Grief is not the bottom line here, only the alchemical fire. Transfiguration is the bottom line. ~Cynthia Bourgeault in Eye of the Heart: A Spiritual Journey into the Imaginal Realm
In my journey to understand my patterns, I encountered a giant disappointment. I seemed on the brink of an experience I’d longed for since I was a young child … only to have it slip away in a most humiliating manner.
To my credit, I took grown-up responsibility for my part and faced how dishonoring and demeaning of my TRUE SELF I had been. That led to awareness of another wrinkle in the pattern.
LONGING > EXPECTATION > SABOTAGE > DISAPPOINTMENT > GRIEF
Enter the Shadow
Grief often looks like depression. As those closest to me noted the tenor to my despair at this loss, they were sure I was depressed. I couldn’t argue with them and even began taking an anti-depressant … something I hadn’t needed since the early 90s.
My mood didn’t lift, however. It only grew darker as feelings of jealousy, envy, resentment, anger, and judgementalism entered the picture. I felt too ashamed to give them voice and I couldn’t help but notice how these feelings are emblematic of the shadow side of my Enneagram One Personality Type.

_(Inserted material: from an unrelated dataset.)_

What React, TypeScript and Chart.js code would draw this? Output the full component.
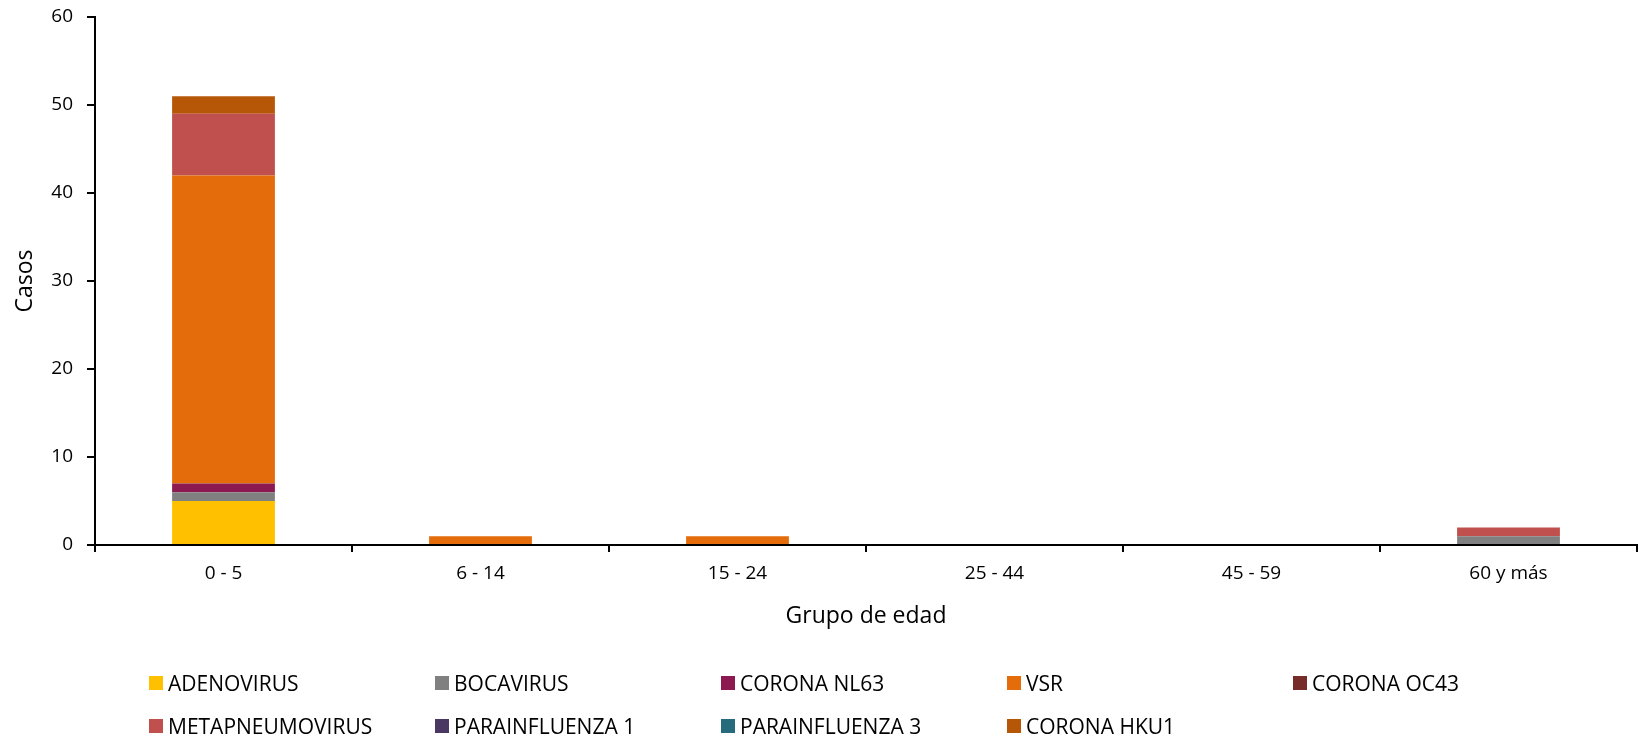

Before I did anything I would regret by moving to sabotage, I made an appointment to see my therapist, though calling her a therapist doesn’t do her justice. She is so much more … she’s an amazing energy healer. And even that description doesn’t do her justice.
An Opportunity
In the meantime, I was asked to lead a group in the study of The Untethered Soul by Michael Singer … a book I had read and outlined for another group around 10 years ago. I love leading small groups and accepting that invitation lifted my mood. It gave me a sense of purpose again. I was sharing my gifts as a small group facilitator, benefitting others as well as myself. I thrilled when members of the group shared healing awareness’s and awakenings they were experiencing.
And it wasn’t the opportunity I thought it was. And it was just what I needed … that transfiguration needed to unravel more of the picture … the subject of my third piece.
What experience have you had with discovering an opportunity in your grief?